MusculoskeletalPending review

Rheumatoid Arthritis

An autoimmune synovitis in which loss of tolerance to self-antigens drives a chronic inflammatory pannus that erodes cartilage and bone, symmetrically, from the small joints inward.

In a nutshell

Loss of tolerance to citrullinated self-proteins drives autoantibody-mediated synovitis that thickens into destructive pannus, eroding cartilage and bone.

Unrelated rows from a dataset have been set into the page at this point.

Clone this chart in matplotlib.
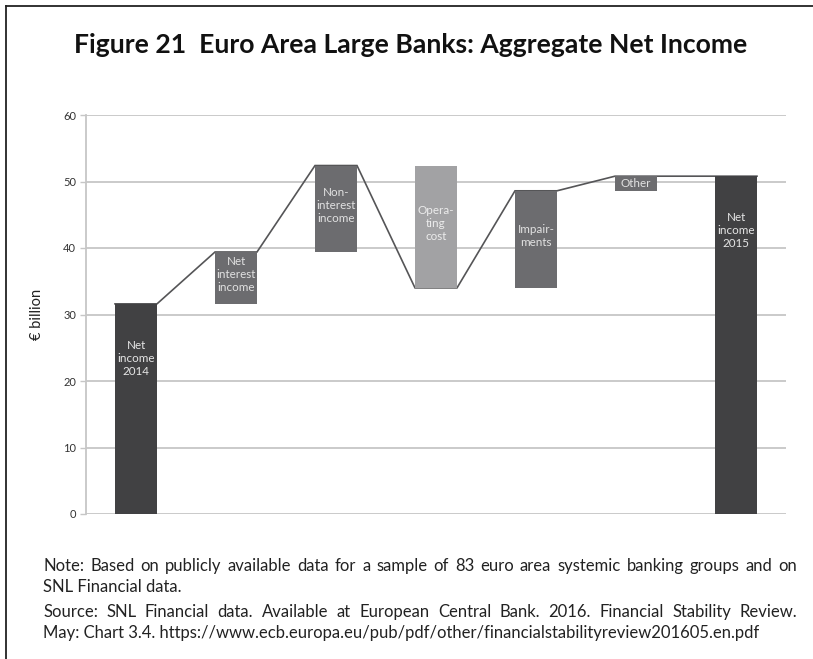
import matplotlib
matplotlib.use("Agg")
import matplotlib.pyplot as plt
from matplotlib.lines import Line2D

# Waterfall of aggregate net income, € billion
categories = ["Net\nincome\n2014", "Net\ninterest\nincome", "Non-\ninterest\nincome",
              "Opera-\nting\ncost", "Impair-\nments", "Other", "Net\nincome\n2015"]
bar_bottoms = [0.0, 31.6, 39.4, 34.0, 34.0, 48.6, 0.0]
bar_tops = [31.6, 39.4, 52.4, 52.4, 48.6, 50.8, 50.8]
running_total = [31.6, 39.4, 52.4, 34.0, 48.6, 50.8, 50.8]
kinds = ["total", "change", "change", "cost", "change", "change", "total"]
y_ticks = [0, 10, 20, 30, 40, 50, 60]

colors = {"total": "#414143", "change": "#6c6c6f", "cost": "#a2a2a4"}
label_colors = {"total": "#e6e6e6", "change": "#e2e2e2", "cost": "#ececec"}

plt.rcParams["font.family"] = ["Lato", "DejaVu Sans"]

W, H = 813, 659
fig = plt.figure(figsize=(W / 100, H / 100), dpi=100)
ax = fig.add_axes([86 / W, 1 - 514 / H, 700 / W, 399 / H])

xs = [i + 0.5 for i in range(len(categories))]
width = 0.42

for x, b, t, k in zip(xs, bar_bottoms, bar_tops, kinds):
    ax.bar(x, t - b, bottom=b, width=width, color=colors[k], zorder=3, linewidth=0)

# connector line through the running total, across each bar's width
lx, ly = [], []
for x, v in zip(xs, running_total):
    lx += [x - width / 2, x + width / 2]
    ly += [v, v]
ax.plot(lx, ly, color="#555557", lw=1.2, zorder=2, solid_joinstyle="miter")

# labels inside the bars
for x, b, t, k, lab in zip(xs, bar_bottoms, bar_tops, kinds, categories):
    if k == "total":
        y = t - 8.2
    elif t - b < 5:
        y = (b + t) / 2
    else:
        y = (b + t) / 2 + 0.5
    ax.text(x, y, lab, ha="center", va="center", fontsize=8.4, color=label_colors[k],
            linespacing=1.25, zorder=4)

ax.set_xlim(0, 7)
ax.set_ylim(0, 60)
ax.set_yticks(y_ticks)
ax.set_yticklabels([str(v) for v in y_ticks], fontsize=8, color="#333333")
ax.set_xticks([])
ax.grid(axis="y", color="#c6c6c6", lw=1.3, zorder=0)
for s in ["top", "right", "bottom"]:
    ax.spines[s].set_visible(False)
ax.spines["left"].set_color("#c6c6c6")
ax.spines["left"].set_linewidth(1.3)
ax.tick_params(axis="y", length=4, width=1.0, color="#c6c6c6", pad=3)
ax.set_ylabel("€ billion", fontsize=10.5, color="#222222", labelpad=14)

fig.text(411 / W, 1 - 45 / H, "Figure 21  Euro Area Large Banks: Aggregate Net Income",
         ha="center", va="center", fontsize=19.1, fontweight="bold", color="#111111")

# frame lines along the top and left edges
fig.add_artist(Line2D([6 / W, 6 / W], [0, 1 - 6 / H], transform=fig.transFigure,
                      color="#222222", lw=1.3))
fig.add_artist(Line2D([6 / W, 1], [1 - 6 / H, 1 - 6 / H], transform=fig.transFigure,
                      color="#222222", lw=1.3))

# footer, with full-width lines justified between the margins
left_px, right_px = 43, 797
footer = [
    ("Note: Based on publicly available data for a sample of 83 euro area systemic banking groups and on", 566, True),
    ("SNL Financial data.", 587, False),
    ("Source: SNL Financial data. Available at European Central Bank. 2016. Financial Stability Review.", 612, True),
    ("May: Chart 3.4. https://www.ecb.europa.eu/pub/pdf/other/financialstabilityreview201605.en.pdf", 633, False),
]
fs = 12.0
renderer = fig.canvas.get_renderer()
for line, ypx, justify in footer:
    yf = 1 - ypx / H
    if not justify:
        fig.text(left_px / W, yf, line, ha="left", va="center", fontsize=fs, color="#222222")
        continue
    words = line.split(" ")
    arts = [fig.text(0, yf, w, ha="left", va="center", fontsize=fs, color="#222222") for w in words]
    widths = [a.get_window_extent(renderer).width for a in arts]
    gap = (right_px - left_px - sum(widths)) / (len(words) - 1)
    xpos = left_px
    for a, w in zip(arts, widths):
        a.set_x(xpos / W)
        xpos += w + gap

fig.savefig("out.png", dpi=100)
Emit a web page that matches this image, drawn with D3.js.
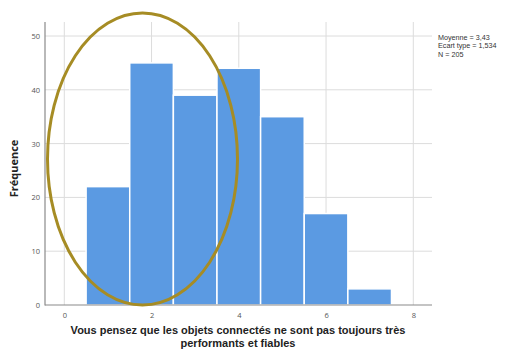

Because the process is autoimmune and systemic, disease is symmetrical, affects small joints early, and is treated by suppressing the immune drivers as early as possible.

Classic presentation

A patient with weeks of symmetrical pain and swelling of the hands and feet, morning stiffness lasting over an hour that improves with activity, and fatigue, with positive anti-CCP antibodies.

Key points

  • Anti-CCP antibodies are specific and can precede symptoms by years, reflecting the autoimmune origin of disease before joints are clinically involved.
  • Pannus formation, not mechanical stress, drives cartilage and bone erosion: this is why rheumatoid arthritis causes erosions rather than osteophytes.
  • Morning stiffness over 30 minutes that improves with movement is the mirror image of osteoarthritis, where pain worsens with use.
  • Early DMARD therapy within the 'window of opportunity' prevents irreversible erosive damage: delay worsens long-term joint outcome.
  • Extra-articular features (nodules, vasculitis, pulmonary and cervical spine involvement) reflect the systemic nature of the autoimmune process.

First-line investigation

Rheumatoid factor and anti-CCP antibodies alongside CRP/ESR, with urgent rheumatology referral for suspected persistent synovitis.

First-line management

Early conventional DMARD therapy, typically methotrexate, started as soon as possible after diagnosis, with short-term corticosteroid bridging.

Exam traps

  • A seronegative result does not exclude rheumatoid arthritis: a minority of patients are rheumatoid factor and anti-CCP negative.
  • Distal interphalangeal joint involvement points away from rheumatoid arthritis and towards osteoarthritis or psoriatic arthritis.
  • Stiffness that improves with activity is rheumatoid arthritis; stiffness that worsens with activity is osteoarthritis.
  • Do not delay DMARD referral awaiting radiographic erosions: early ultrasound/MRI changes and clinical synovitis are enough to act on.

Educational content pending clinical review. Not medical advice.